During the four years of the previous Trump administration, about 1.5 million people were deported, from both the border and the U.S. interior. The Biden administration, which has deported approximately 1.1 million people up to February 2024, is on track to match that number, according to statistics. Under the two terms of the Obama administration, when Mr. Biden was vice-president, over three million people were deported, earning Barack Obama the moniker “deporter-in-chief” from some immigration reform advocates.
The only historical comparison to a mass deportation program came in 1954, when up to 1.3 million people were deported as part of Operation Wetback, a term that used a derogatory slur commonly used against Mexican individuals at the time. That number is disputed by historians, however. The program, under President Dwight Eisenhower, faced considerable public opposition, partly because some U.S. citizens were also deported, as well as a lack of funding. It was largely discontinued by 1955.

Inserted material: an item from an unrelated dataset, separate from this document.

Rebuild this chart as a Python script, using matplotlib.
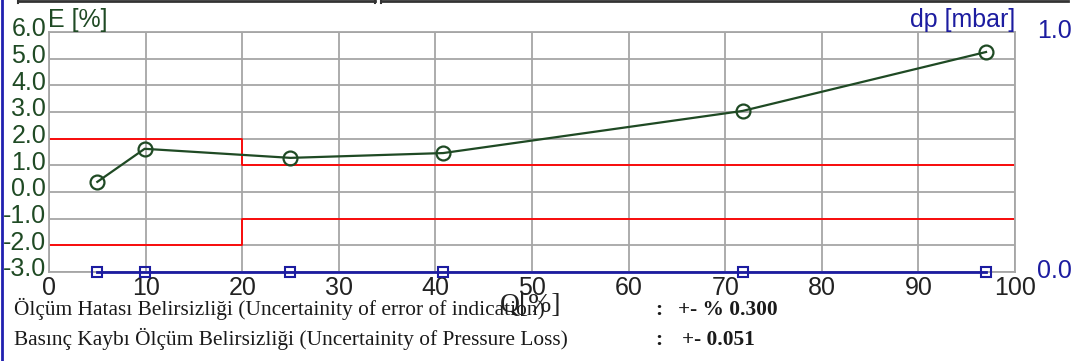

Immigration experts assert that the focus on Mexican nationals and lack of due process in the earlier operation makes it incomparable to a modern-day mass deportation program. “Those [deported in the 1950s] were single, Mexican men,” said MPI’s Kathleen Bush-Joseph. “Now, the vast majority of people coming between ports of entry are from places that are not Mexico or even northern Central America. It makes it so much harder to return them,” she added. “Those are not comparable situations.”